Lanjutan dari pernyataan di awal konser akhirnya dikeluarkan juga. Ugo mengatakan bahwa pertunjukan malam tersebut merupakan kali terakhir Melancholic Bitch akan tampil langsung di Pulau Jawa. Sontak penonton bingung dan kaget, namun panggung tak memberikan penjelasan lebih lanjut. Ugo hanya berkata bahwa Melancholic Bitch tak akan hilang, ia akan terus hidup di antara kami, para penonton, dan mungkin keturunan-keturunannya kelak. Setelahnya, mereka membawakan "Lagu untuk Resepsi Pernikahan".
Lagu yang terakhir dibawakan adalah "Menara", klimaks cerita cinta Joni dan Susi-lagu yang memang sesuai untuk menutup pertunjukan malam itu. "Berdarah luka di tanganku/Berdarah luka di tanganmu/Saling menggenggam kita/Mengikat darah kita selamanya/Kita akan berpinak banyak-banyak". Kamilah sekawanan Joni itu. Kamilah sekawanan Susi itu.
Yang perlu diingat dari mitos adalah sifatnya yang persisten. Ia mampu untuk terus bertahan seiring zaman, berubah dan terlahir kembali bersama waktu. Dua hari setelah konser di Gudskul, Melancholic Bitch menyatakan bahwa pasca penampilan mereka di Makassar, mereka akan "pindah" menjadi Majelis Lidah Berduri.
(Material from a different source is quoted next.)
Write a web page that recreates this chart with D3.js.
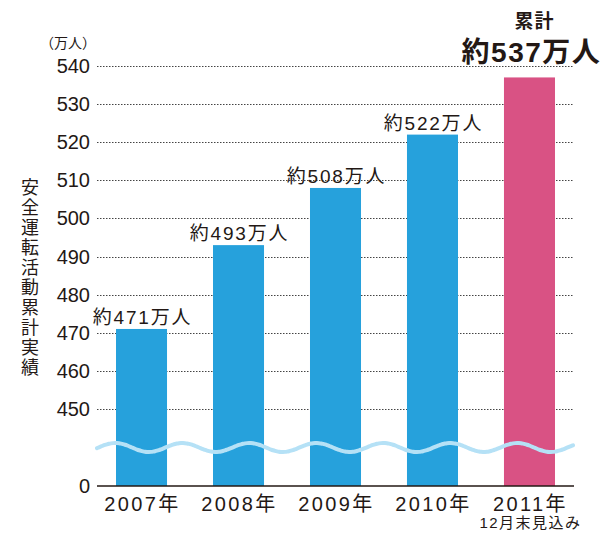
<!DOCTYPE html>
<html>
<head>
<meta charset="utf-8">
<script src="https://cdn.jsdelivr.net/npm/d3@7"></script>
<style>
  body { margin: 0; background: #fff; }
  text { font-family: "Liberation Sans", "Noto Sans CJK JP", sans-serif; fill: #231815; }
</style>
</head>
<body>
<div id="chart"></div>
<script>
// data
var years = ["2007年", "2008年", "2009年", "2010年", "2011年"];
var values = [471, 493, 508, 522, 537];
var valueLabels = ["約471万人", "約493万人", "約508万人", "約522万人", "約537万人"];
var yTicks = [0, 450, 460, 470, 480, 490, 500, 510, 520, 530, 540];
var gridTicks = [450, 460, 470, 480, 490, 500, 510, 520, 530, 540];

var width = 605, height = 533;

var svg = d3.select("#chart").append("svg")
    .attr("width", width)
    .attr("height", height);

// broken axis: 0 at the bottom, then 450..540
var yScale = d3.scaleLinear()
    .domain([0, 450, 540])
    .range([486, 409, 66]);

var xScale = d3.scaleBand()
    .domain(years)
    .range([97, 574])
    .paddingInner(0.474)
    .paddingOuter(0.196);

var blue = "#26a1dc", pink = "#d95284";

// gridlines
svg.append("g")
    .selectAll("line")
    .data(gridTicks)
    .join("line")
    .attr("x1", 97)
    .attr("x2", 574)
    .attr("y1", d => Math.round(yScale(d)) + 0.5)
    .attr("y2", d => Math.round(yScale(d)) + 0.5)
    .attr("stroke", "#444")
    .attr("stroke-width", 1)
    .attr("stroke-dasharray", "1.5,1.5");

// y tick labels
svg.append("g")
    .selectAll("text")
    .data(yTicks)
    .join("text")
    .attr("x", 90)
    .attr("y", d => yScale(d) + 7)
    .attr("text-anchor", "end")
    .attr("font-size", "20px")
    .text(d => d);

svg.append("text")
    .attr("x", 68)
    .attr("y", 48)
    .attr("text-anchor", "middle")
    .attr("font-size", "14px")
    .text("（万人）");

// vertical title
svg.append("text")
    .attr("x", 28)
    .attr("y", 178)
    .attr("writing-mode", "vertical-rl")
    .style("text-orientation", "upright")
    .attr("font-size", "18px")
    .attr("letter-spacing", "2px")
    .text("安全運転活動累計実績");

// bars
svg.append("g")
    .selectAll("rect")
    .data(values)
    .join("rect")
    .attr("x", (d, i) => xScale(years[i]))
    .attr("y", d => yScale(d))
    .attr("width", xScale.bandwidth())
    .attr("height", d => yScale(0) - yScale(d))
    .attr("fill", (d, i) => i === values.length - 1 ? pink : blue);

// value labels (not on the last bar)
svg.append("g")
    .selectAll("text")
    .data(values.slice(0, -1))
    .join("text")
    .attr("x", (d, i) => xScale(years[i]) + xScale.bandwidth() / 2 + 1)
    .attr("y", d => yScale(d) - 5)
    .attr("text-anchor", "middle")
    .attr("font-size", "19px")
    .attr("letter-spacing", "1.8px")
    .text((d, i) => valueLabels[i]);

// total callout
var lastX = xScale(years[4]) + xScale.bandwidth() / 2;
svg.append("text")
    .attr("x", lastX + 5)
    .attr("y", 28)
    .attr("text-anchor", "middle")
    .attr("font-size", "19px")
    .attr("font-weight", "bold")
    .attr("letter-spacing", "1px")
    .text("累計");
svg.append("text")
    .attr("x", lastX + 2)
    .attr("y", 62)
    .attr("text-anchor", "middle")
    .attr("font-size", "28px")
    .attr("font-weight", "bold")
    .attr("letter-spacing", "1.5px")
    .text(valueLabels[4]);

// wave marking the axis break
var wave = d3.range(97, 575, 2).map(x => [x, 447.5 - 4.5 * Math.sin((x - 98.5) / 67 * 2 * Math.PI)]);
svg.append("path")
    .datum(wave)
    .attr("fill", "none")
    .attr("stroke", "#b5e1f6")
    .attr("stroke-width", 4)
    .attr("stroke-linecap", "round")
    .attr("d", d3.line().curve(d3.curveBasis));

// baseline
svg.append("line")
    .attr("x1", 97)
    .attr("x2", 574)
    .attr("y1", 486)
    .attr("y2", 486)
    .attr("stroke", "#231815")
    .attr("stroke-width", 1.5);

// x labels
svg.append("g")
    .selectAll("text")
    .data(years)
    .join("text")
    .attr("x", d => xScale(d) + xScale.bandwidth() / 2 + 1)
    .attr("y", 511)
    .attr("text-anchor", "middle")
    .attr("font-size", "20px")
    .attr("letter-spacing", "2.4px")
    .text(d => d);

svg.append("text")
    .attr("x", lastX + 1)
    .attr("y", 528)
    .attr("text-anchor", "middle")
    .attr("font-size", "15px")
    .attr("letter-spacing", "1.5px")
    .text("12月末見込み");
</script>
</body>
</html>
Terdapat banyak alasan di balik pergantian nama ini, salah satunya adalah karena nama Melancholic Bitch yang merupakan candaan pada diri sendiri ini sudah terlalu serampangan dalam pemaknaannya sekarang. Album mereka selanjutnya, Hujan Orang Mati, juga akan dirilis di bawah nama Majelis Lidah Berduri. Apa terlalu naif jika berharap nama baru ini akan membawa "gerombolan" ini menjadi lebih aktif bermusik? Lagi-lagi, hanya waktu yang bisa mengungkapnya.